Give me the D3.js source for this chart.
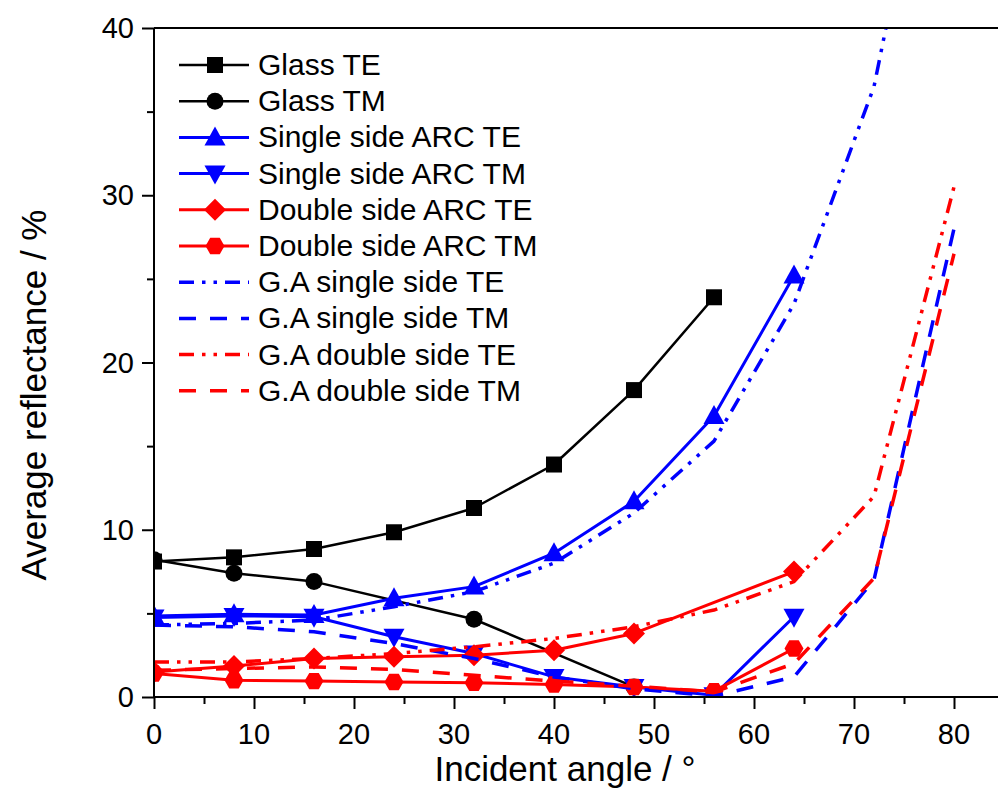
<!DOCTYPE html>
<html>
<head>
<meta charset="utf-8">
<script src="https://cdn.jsdelivr.net/npm/d3@7"></script>
<style>
  body { margin: 0; background: #fff; }
  text { font-family: "Liberation Sans", Arial, sans-serif; fill: #000; }
</style>
</head>
<body>
<div id="chart"></div>
<script>
// incident angles (deg)
const angles = [0, 8, 16, 24, 32, 40, 48, 56, 64, 72, 80];

// measured average reflectance (%), null = no point
const glassTE  = [8.1, 8.35, 8.85, 9.85, 11.3, 13.9, 18.35, 23.9, null, null, null];
const glassTM  = [8.2, 7.4, 6.9, null, 4.65, null, 0.6, null, null, null, null];
const singleTE = [4.85, 4.95, 4.9, 5.9, 6.6, 8.6, 11.7, 16.8, 25.2, null, null];
const singleTM = [4.75, 4.85, 4.8, 3.6, 2.6, 1.2, 0.6, 0.1, 4.8, null, null];
const doubleTE = [1.5, 1.85, 2.3, 2.4, 2.5, 2.8, 3.8, null, 7.5, null, null];
const doubleTM = [1.4, 1.0, 0.95, 0.9, 0.85, 0.75, 0.6, 0.35, 2.9, null, null];

// G.A (calculated) curves
const gaSingleTE = [4.3, 4.4, 4.6, 5.4, 6.3, 8.0, 11.0, 15.3, 23.5, 36.5, 60];
const gaSingleTM = [4.3, 4.2, 3.9, 3.2, 2.3, 1.2, 0.5, 0.05, 1.2, 7.0, 28.0];
const gaDoubleTE = [2.1, 2.1, 2.3, 2.6, 3.0, 3.5, 4.2, 5.2, 6.9, 12.0, 30.5];
const gaDoubleTM = [1.6, 1.7, 1.8, 1.65, 1.3, 0.95, 0.65, 0.3, 2.0, 7.1, 26.5];

const xTicks = [0, 10, 20, 30, 40, 50, 60, 70, 80];
const yTicks = [0, 10, 20, 30, 40];

const series = [
  { name: "Glass TE", values: glassTE, color: "#000", marker: "square", width: 2.5 },
  { name: "Glass TM", values: glassTM, color: "#000", marker: "circle", width: 2.5 },
  { name: "Single side ARC TE", values: singleTE, color: "#0000ff", marker: "up", width: 3 },
  { name: "Single side ARC TM", values: singleTM, color: "#0000ff", marker: "down", width: 3 },
  { name: "Double side ARC TE", values: doubleTE, color: "#ff0000", marker: "diamond", width: 3 },
  { name: "Double side ARC TM", values: doubleTM, color: "#ff0000", marker: "hexagon", width: 3 },
  { name: "G.A single side TE", values: gaSingleTE, color: "#0000ff", dash: "15,8,3.5,8,3.5,8", width: 3.5 },
  { name: "G.A single side TM", values: gaSingleTM, color: "#0000ff", dash: "17,14", width: 3.5 },
  { name: "G.A double side TE", values: gaDoubleTE, color: "#ff0000", dash: "15,8,3.5,8,3.5,8", width: 3.5 },
  { name: "G.A double side TM", values: gaDoubleTM, color: "#ff0000", dash: "17,14", width: 3.5 }
];

const width = 998, height = 810;
const mLeft = 154, mTop = 28, mBottom = 697, mRight = 1004;

const svg = d3.select("#chart").append("svg")
  .attr("width", width)
  .attr("height", height);

const x = d3.scaleLinear().domain([0, 85]).range([mLeft, mRight]);
const y = d3.scaleLinear().domain([0, 40]).range([mBottom, mTop]);

svg.append("clipPath").attr("id", "plot-clip")
  .append("rect")
  .attr("x", mLeft).attr("y", mTop)
  .attr("width", mRight - mLeft).attr("height", mBottom - mTop);

// marker shapes
function markerPath(type) {
  const p = d3.path();
  if (type === "square") {
    p.rect(-8, -8, 16, 16);
  } else if (type === "circle") {
    p.arc(0, 0, 8.5, 0, 2 * Math.PI);
  } else if (type === "up") {
    p.moveTo(0, -11); p.lineTo(10.5, 8); p.lineTo(-10.5, 8); p.closePath();
  } else if (type === "down") {
    p.moveTo(0, 11); p.lineTo(10.5, -8); p.lineTo(-10.5, -8); p.closePath();
  } else if (type === "diamond") {
    p.moveTo(0, -11); p.lineTo(11, 0); p.lineTo(0, 11); p.lineTo(-11, 0); p.closePath();
  } else if (type === "hexagon") {
    for (let i = 0; i < 6; i++) {
      const a = Math.PI / 3 * i;
      const px = 9.5 * Math.cos(a), py = 9.5 * Math.sin(a);
      if (i === 0) p.moveTo(px, py); else p.lineTo(px, py);
    }
    p.closePath();
  }
  return p.toString();
}

const plot = svg.append("g").attr("clip-path", "url(#plot-clip)");
const line = d3.line().x(d => x(d[0])).y(d => y(d[1]));

series.forEach(s => {
  const pts = angles.map((a, i) => [a, s.values[i]]).filter(d => d[1] != null);
  plot.append("path")
    .datum(pts)
    .attr("d", line)
    .attr("fill", "none")
    .attr("stroke", s.color)
    .attr("stroke-width", s.width)
    .attr("stroke-dasharray", s.dash || null)
    .attr("stroke-linejoin", "round");
  if (s.marker) {
    plot.selectAll(null)
      .data(pts)
      .join("path")
      .attr("transform", d => `translate(${x(d[0])},${y(d[1])})`)
      .attr("d", markerPath(s.marker))
      .attr("fill", s.color);
  }
});

// axes
const xAxis = svg.append("g").attr("transform", `translate(0,${mBottom})`);
xAxis.call(d3.axisBottom(x).tickValues(d3.range(0, 86, 5)).tickSize(7).tickFormat(""));
xAxis.selectAll(".tick line").attr("stroke-width", 2)
  .attr("y2", d => d % 10 === 0 ? 12 : 7);
xAxis.select(".domain").remove();
xTicks.forEach(t => {
  xAxis.append("text")
    .attr("x", x(t)).attr("y", 47)
    .attr("text-anchor", "middle")
    .attr("font-size", 29)
    .text(t);
});

const yAxis = svg.append("g").attr("transform", `translate(${mLeft},0)`);
yAxis.call(d3.axisLeft(y).tickValues(d3.range(0, 41, 5)).tickSize(7).tickFormat(""));
yAxis.selectAll(".tick line").attr("stroke-width", 2)
  .attr("x2", d => d % 10 === 0 ? -12 : -7);
yAxis.select(".domain").remove();
yTicks.forEach(t => {
  yAxis.append("text")
    .attr("x", -20).attr("y", y(t) + 10)
    .attr("text-anchor", "end")
    .attr("font-size", 29)
    .text(t);
});

// frame lines
svg.append("line").attr("x1", mLeft).attr("x2", width).attr("y1", mBottom).attr("y2", mBottom)
  .attr("stroke", "#000").attr("stroke-width", 2);
svg.append("line").attr("x1", mLeft).attr("x2", width).attr("y1", mTop).attr("y2", mTop)
  .attr("stroke", "#000").attr("stroke-width", 2);
svg.append("line").attr("x1", mLeft).attr("x2", mLeft).attr("y1", mTop).attr("y2", mBottom)
  .attr("stroke", "#000").attr("stroke-width", 2);

// axis titles
svg.append("text")
  .attr("x", 565).attr("y", 781)
  .attr("text-anchor", "middle")
  .attr("font-size", 35)
  .text("Incident angle / \u00b0");

svg.append("text")
  .attr("transform", `translate(46,395) rotate(-90)`)
  .attr("text-anchor", "middle")
  .attr("font-size", 35)
  .text("Average reflectance / %");

// legend
const legend = svg.append("g").attr("transform", "translate(179,65)");
series.forEach((s, i) => {
  const row = legend.append("g").attr("transform", `translate(0,${i * 36.2})`);
  row.append("line")
    .attr("x1", 0).attr("x2", 70)
    .attr("stroke", s.color)
    .attr("stroke-width", s.width)
    .attr("stroke-dasharray", s.dash || null);
  if (s.marker) {
    row.append("path")
      .attr("transform", "translate(36,0)")
      .attr("d", markerPath(s.marker))
      .attr("fill", s.color);
  }
  row.append("text")
    .attr("x", 79).attr("y", 10)
    .attr("font-size", 30)
    .text(s.name);
});
</script>
</body>
</html>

**Problem to solve:**
Write out each line of the listing above, exactly, from its first line to the line holding "2.9, null, null];", inclusive. Skip the pictures.

**The output:**
Give me the D3.js source for this chart.
<!DOCTYPE html>
<html>
<head>
<meta charset="utf-8">
<script src="https://cdn.jsdelivr.net/npm/d3@7"></script>
<style>
  body { margin: 0; background: #fff; }
  text { font-family: "Liberation Sans", Arial, sans-serif; fill: #000; }
</style>
</head>
<body>
<div id="chart"></div>
<script>
// incident angles (deg)
const angles = [0, 8, 16, 24, 32, 40, 48, 56, 64, 72, 80];

// measured average reflectance (%), null = no point
const glassTE  = [8.1, 8.35, 8.85, 9.85, 11.3, 13.9, 18.35, 23.9, null, null, null];
const glassTM  = [8.2, 7.4, 6.9, null, 4.65, null, 0.6, null, null, null, null];
const singleTE = [4.85, 4.95, 4.9, 5.9, 6.6, 8.6, 11.7, 16.8, 25.2, null, null];
const singleTM = [4.75, 4.85, 4.8, 3.6, 2.6, 1.2, 0.6, 0.1, 4.8, null, null];
const doubleTE = [1.5, 1.85, 2.3, 2.4, 2.5, 2.8, 3.8, null, 7.5, null, null];
const doubleTM = [1.4, 1.0, 0.95, 0.9, 0.85, 0.75, 0.6, 0.35, 2.9, null, null];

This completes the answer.